• **WHAT YOU ARE ASKED TO DO**: Reproduce all the lines exactly as they stand, apart from the pictures.

(Entries with chart source code)
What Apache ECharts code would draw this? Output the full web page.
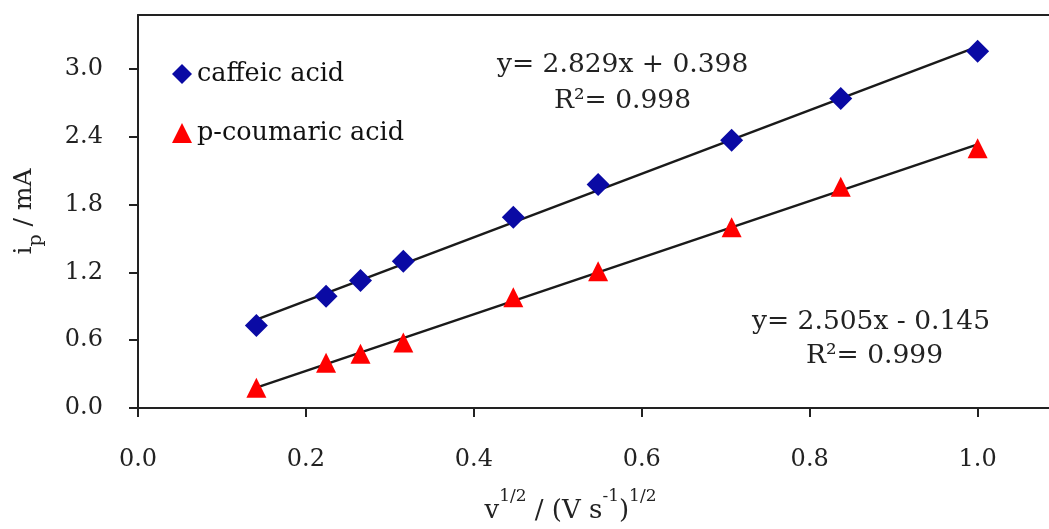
<!DOCTYPE html>
<html>
<head>
<meta charset="utf-8">
<script src="https://cdn.jsdelivr.net/npm/echarts@6/dist/echarts.min.js"></script>
<style>
  html, body { margin: 0; padding: 0; background: #fff; }
  #main { width: 1049px; height: 529px; }
</style>
</head>
<body>
<div id="main"></div>
<script>
// scan rate square roots, v^1/2
var sqrtScan = [0.141, 0.224, 0.265, 0.316, 0.447, 0.548, 0.707, 0.837, 1.0];
// peak currents (mA)
var caffeic = [0.73, 0.99, 1.13, 1.30, 1.69, 1.98, 2.37, 2.74, 3.16];
var coumaric = [0.18, 0.40, 0.48, 0.58, 0.98, 1.21, 1.60, 1.96, 2.30];
var seriesNames = ['caffeic acid', 'p-coumaric acid'];
var eqCaffeic = ['y= 2.829x + 0.398', 'R\u00b2= 0.998'];
var eqCoumaric = ['y= 2.505x - 0.145', 'R\u00b2= 0.999'];

var serif = '"DejaVu Serif", "Liberation Serif", serif';

function pairs(xs, ys) {
    return xs.map(function (x, i) { return [x, ys[i]]; });
}

// least squares trendline over the data range
function trend(xs, ys) {
    var n = xs.length, sx = 0, sy = 0, sxx = 0, sxy = 0;
    for (var i = 0; i < n; i++) {
        sx += xs[i]; sy += ys[i]; sxx += xs[i] * xs[i]; sxy += xs[i] * ys[i];
    }
    var a = (n * sxy - sx * sy) / (n * sxx - sx * sx);
    var b = (sy - a * sx) / n;
    var x0 = Math.min.apply(null, xs), x1 = Math.max.apply(null, xs);
    return [[x0, a * x0 + b], [x1, a * x1 + b]];
}

var chart = echarts.init(document.getElementById('main'));

var option = {
    backgroundColor: '#fff',
    animation: false,
    grid: { left: 138, top: 15, right: 0, bottom: 110 },
    legend: {
        orient: 'vertical',
        left: 167,
        top: 56,
        itemGap: 33,
        itemWidth: 20,
        itemHeight: 20,
        data: [
            { name: seriesNames[0], icon: 'diamond' },
            { name: seriesNames[1], icon: 'triangle' }
        ],
        textStyle: { fontFamily: serif, fontSize: 25.5, color: '#111' }
    },
    xAxis: [
        {
            type: 'value',
            min: 0,
            max: 1.085,
            interval: 0.2,
            splitLine: { show: false },
            axisLine: { lineStyle: { color: '#222', width: 2 } },
            axisTick: { length: 9, lineStyle: { color: '#222', width: 2 } },
            axisLabel: {
                showMaxLabel: false,
                margin: 40,
                fontFamily: serif, fontSize: 24, color: '#222',
                formatter: function (v) { return v.toFixed(1); }
            },
            name: '{b|v}{sup|1/2}{b| / (V s}{sup|-1}{b|)}{sup|1/2}',
            nameLocation: 'middle',
            nameGap: 80,
            nameTextStyle: {
                padding: [0, 46, 0, 0],
                rich: {
                    b: { fontFamily: serif, fontSize: 26, color: '#222', lineHeight: 36, verticalAlign: 'bottom' },
                    sup: { fontFamily: serif, fontSize: 17, color: '#222', lineHeight: 36, verticalAlign: 'top' }
                }
            }
        },
        {
            type: 'value',
            position: 'top',
            min: 0,
            max: 1.085,
            splitLine: { show: false },
            axisLine: { lineStyle: { color: '#222', width: 2 } },
            axisTick: { show: false },
            axisLabel: { show: false }
        }
    ],
    yAxis: {
        type: 'value',
        min: 0,
        max: 3.48,
        interval: 0.6,
        splitLine: { show: false },
        axisLine: { lineStyle: { color: '#222', width: 2 } },
        axisTick: { length: 9, lineStyle: { color: '#222', width: 2 } },
        axisLabel: {
            showMaxLabel: false,
            margin: 35,
            fontFamily: serif, fontSize: 24, color: '#222',
            formatter: function (v) { return v.toFixed(1); }
        },
        name: '{b|i}{sub|p}{b| / mA}',
        nameLocation: 'middle',
        nameRotate: 90,
        nameGap: 92,
        nameTextStyle: {
            rich: {
                b: { fontFamily: serif, fontSize: 25, color: '#222', lineHeight: 34, verticalAlign: 'top' },
                sub: { fontFamily: serif, fontSize: 19, color: '#222', lineHeight: 34, verticalAlign: 'bottom' }
            }
        }
    },
    series: [
        {
            name: 'trend caffeic',
            type: 'line',
            data: trend(sqrtScan, caffeic),
            symbol: 'none',
            silent: true,
            lineStyle: { color: '#1a1a1a', width: 2.5 },
            z: 1
        },
        {
            name: 'trend coumaric',
            type: 'line',
            data: trend(sqrtScan, coumaric),
            symbol: 'none',
            silent: true,
            lineStyle: { color: '#1a1a1a', width: 2.5 },
            z: 1
        },
        {
            name: seriesNames[0],
            type: 'scatter',
            data: pairs(sqrtScan, caffeic),
            symbol: 'diamond',
            symbolSize: 23,
            itemStyle: { color: '#0a0aa4', opacity: 1 },
            z: 3
        },
        {
            name: seriesNames[1],
            type: 'scatter',
            data: pairs(sqrtScan, coumaric),
            symbol: 'triangle',
            symbolSize: 20,
            itemStyle: { color: '#ff0000', opacity: 1 },
            z: 3
        }
    ],
    graphic: [
        {
            type: 'text', left: 497, top: 52,
            style: { text: eqCaffeic[0], font: '26.5px ' + serif, fill: '#222' }
        },
        {
            type: 'text', left: 554, top: 88,
            style: { text: eqCaffeic[1], font: '26.5px ' + serif, fill: '#222' }
        },
        {
            type: 'text', left: 752, top: 309,
            style: { text: eqCoumaric[0], font: '26.5px ' + serif, fill: '#222' }
        },
        {
            type: 'text', left: 806, top: 343,
            style: { text: eqCoumaric[1], font: '26.5px ' + serif, fill: '#222' }
        }
    ]
};

chart.setOption(option);
</script>
</body>
</html>
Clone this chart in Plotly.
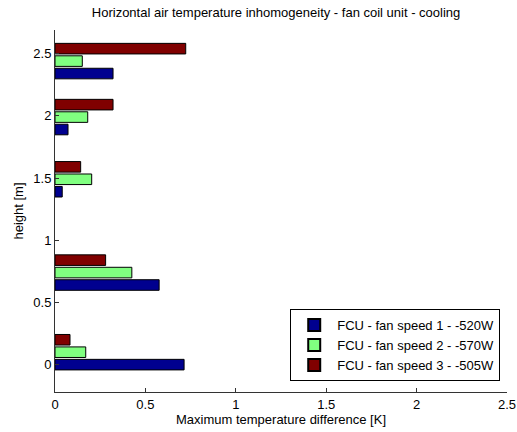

• **THE OUTPUT**:
What Apache ECharts code would draw this? Output the full web page.
<!DOCTYPE html>
<html>
<head>
<meta charset="utf-8">
<script src="https://cdn.jsdelivr.net/npm/echarts@6/dist/echarts.min.js"></script>
<style>
  html, body { margin: 0; padding: 0; background: #fff; }
  #main { width: 1049px; height: 529px; }
</style>
</head>
<body>
<div id="main"></div>
<script>
// scan rate square roots, v^1/2
var sqrtScan = [0.141, 0.224, 0.265, 0.316, 0.447, 0.548, 0.707, 0.837, 1.0];
// peak currents (mA)
var caffeic = [0.73, 0.99, 1.13, 1.30, 1.69, 1.98, 2.37, 2.74, 3.16];
var coumaric = [0.18, 0.40, 0.48, 0.58, 0.98, 1.21, 1.60, 1.96, 2.30];
var seriesNames = ['caffeic acid', 'p-coumaric acid'];
var eqCaffeic = ['y= 2.829x + 0.398', 'R\u00b2= 0.998'];
var eqCoumaric = ['y= 2.505x - 0.145', 'R\u00b2= 0.999'];

var serif = '"DejaVu Serif", "Liberation Serif", serif';

function pairs(xs, ys) {
    return xs.map(function (x, i) { return [x, ys[i]]; });
}

// least squares trendline over the data range
function trend(xs, ys) {
    var n = xs.length, sx = 0, sy = 0, sxx = 0, sxy = 0;
    for (var i = 0; i < n; i++) {
        sx += xs[i]; sy += ys[i]; sxx += xs[i] * xs[i]; sxy += xs[i] * ys[i];
    }
    var a = (n * sxy - sx * sy) / (n * sxx - sx * sx);
    var b = (sy - a * sx) / n;
    var x0 = Math.min.apply(null, xs), x1 = Math.max.apply(null, xs);
    return [[x0, a * x0 + b], [x1, a * x1 + b]];
}

var chart = echarts.init(document.getElementById('main'));

var option = {
    backgroundColor: '#fff',
    animation: false,
    grid: { left: 138, top: 15, right: 0, bottom: 110 },
    legend: {
        orient: 'vertical',
        left: 167,
        top: 56,
        itemGap: 33,
        itemWidth: 20,
        itemHeight: 20,
        data: [
            { name: seriesNames[0], icon: 'diamond' },
            { name: seriesNames[1], icon: 'triangle' }
        ],
        textStyle: { fontFamily: serif, fontSize: 25.5, color: '#111' }
    },
    xAxis: [
        {
            type: 'value',
            min: 0,
            max: 1.085,
            interval: 0.2,
            splitLine: { show: false },
            axisLine: { lineStyle: { color: '#222', width: 2 } },
            axisTick: { length: 9, lineStyle: { color: '#222', width: 2 } },
            axisLabel: {
                showMaxLabel: false,
                margin: 40,
                fontFamily: serif, fontSize: 24, color: '#222',
                formatter: function (v) { return v.toFixed(1); }
            },
            name: '{b|v}{sup|1/2}{b| / (V s}{sup|-1}{b|)}{sup|1/2}',
            nameLocation: 'middle',
            nameGap: 80,
            nameTextStyle: {
                padding: [0, 46, 0, 0],
                rich: {
                    b: { fontFamily: serif, fontSize: 26, color: '#222', lineHeight: 36, verticalAlign: 'bottom' },
                    sup: { fontFamily: serif, fontSize: 17, color: '#222', lineHeight: 36, verticalAlign: 'top' }
                }
            }
        },
        {
            type: 'value',
            position: 'top',
            min: 0,
            max: 1.085,
            splitLine: { show: false },
            axisLine: { lineStyle: { color: '#222', width: 2 } },
            axisTick: { show: false },
            axisLabel: { show: false }
        }
    ],
    yAxis: {
        type: 'value',
        min: 0,
        max: 3.48,
        interval: 0.6,
        splitLine: { show: false },
        axisLine: { lineStyle: { color: '#222', width: 2 } },
        axisTick: { length: 9, lineStyle: { color: '#222', width: 2 } },
        axisLabel: {
            showMaxLabel: false,
            margin: 35,
            fontFamily: serif, fontSize: 24, color: '#222',
            formatter: function (v) { return v.toFixed(1); }
        },
        name: '{b|i}{sub|p}{b| / mA}',
        nameLocation: 'middle',
        nameRotate: 90,
        nameGap: 92,
        nameTextStyle: {
            rich: {
                b: { fontFamily: serif, fontSize: 25, color: '#222', lineHeight: 34, verticalAlign: 'top' },
                sub: { fontFamily: serif, fontSize: 19, color: '#222', lineHeight: 34, verticalAlign: 'bottom' }
            }
        }
    },
    series: [
        {
            name: 'trend caffeic',
            type: 'line',
            data: trend(sqrtScan, caffeic),
            symbol: 'none',
            silent: true,
            lineStyle: { color: '#1a1a1a', width: 2.5 },
            z: 1
        },
        {
            name: 'trend coumaric',
            type: 'line',
            data: trend(sqrtScan, coumaric),
            symbol: 'none',
            silent: true,
            lineStyle: { color: '#1a1a1a', width: 2.5 },
            z: 1
        },
        {
            name: seriesNames[0],
            type: 'scatter',
            data: pairs(sqrtScan, caffeic),
            symbol: 'diamond',
            symbolSize: 23,
            itemStyle: { color: '#0a0aa4', opacity: 1 },
            z: 3
        },
        {
            name: seriesNames[1],
            type: 'scatter',
            data: pairs(sqrtScan, coumaric),
            symbol: 'triangle',
            symbolSize: 20,
            itemStyle: { color: '#ff0000', opacity: 1 },
            z: 3
        }
    ],
    graphic: [
        {
            type: 'text', left: 497, top: 52,
            style: { text: eqCaffeic[0], font: '26.5px ' + serif, fill: '#222' }
        },
        {
            type: 'text', left: 554, top: 88,
            style: { text: eqCaffeic[1], font: '26.5px ' + serif, fill: '#222' }
        },
        {
            type: 'text', left: 752, top: 309,
            style: { text: eqCoumaric[0], font: '26.5px ' + serif, fill: '#222' }
        },
        {
            type: 'text', left: 806, top: 343,
            style: { text: eqCoumaric[1], font: '26.5px ' + serif, fill: '#222' }
        }
    ]
};

chart.setOption(option);
</script>
</body>
</html>
Clone this chart in Plotly.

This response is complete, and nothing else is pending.